Custom AX development and modification is done with its own IDE, MorphX, that contains various tools such as a debugger, code analyzer, and query interface. This development environment resides in the same client application that a normal day-to-day user would access, thus allowing development to take place on any instance of the client. The development language used in Axapta is X++.
On June 9, 2006, Microsoft completed developing the latest version (4.0) in facilities spanning the globe and including sites in Vedbæk, Denmark; Kiev, Ukraine; Fargo, North Dakota, USA; and Redmond, Washington, USA.
The history becomes apparent in the mixed concepts in design and programming and in the rudimentary documentation which has been removed to a large extent (which was deemed better than providing it with contradictions or wrong information).

MDCC
MDCC or Microsoft Development Center Copenhagen was once the primary development center for Dynamics AX. For a long time, the development of several key components of AX has been moving to other sites like Redmond and Fargo. MDCC is located in Vedbæk and also houses Microsoft Dynamics NAV and several other Microsoft Dynamics family products. MDCC employs about 900 people of around 40 different nationalities, with current hiring focus oriented towards Sweden, Denmark, Poland, Ukraine and Romania.

MorphX and X++
MorphX is an integrated development environment in Microsoft Dynamics AX that allows developers to graphically design datatypes, base enumerations, tables, queries, forms, menus and reports. MorphX supports drag and drop and is very intuitive. It also allows access to any application classes that are available in the application, by launching the X++ code editor.
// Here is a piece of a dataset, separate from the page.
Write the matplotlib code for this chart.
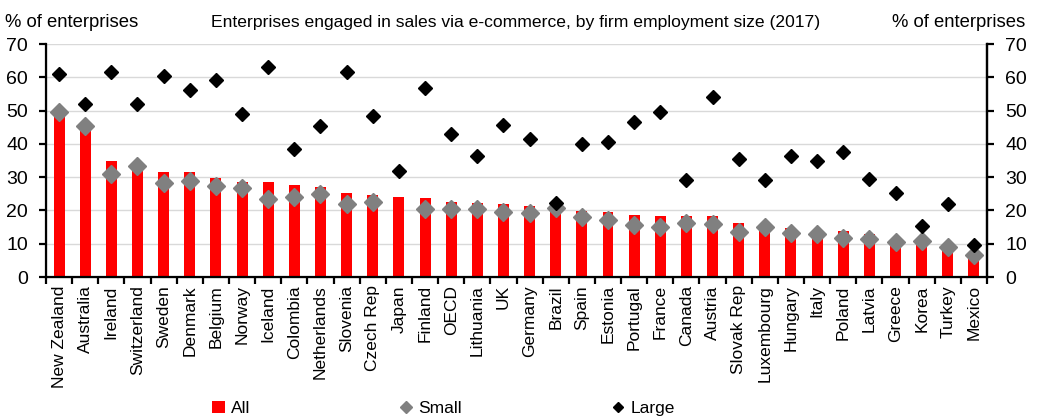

Because MorphX uses referencing to link objects together, changes in, for example, datatypes of fieldnames will automatically be reflected in all places where they are used (such as forms or reports). Furthermore, changes made through MorphX will be reflected in the application immediately after compilation.
Microsoft Dynamics AX also offers support for version control systems (VCS) integrated with the IDE, allowing collaboration in development. There is also a tool for reverse-engineering table structures and class structures to Visio. The actual implementation limits the practical use of both these features.
X++ itself is the programming language behind MorphX, and belongs to the curly brackets and .-operator class of programming languages (like C# or Java).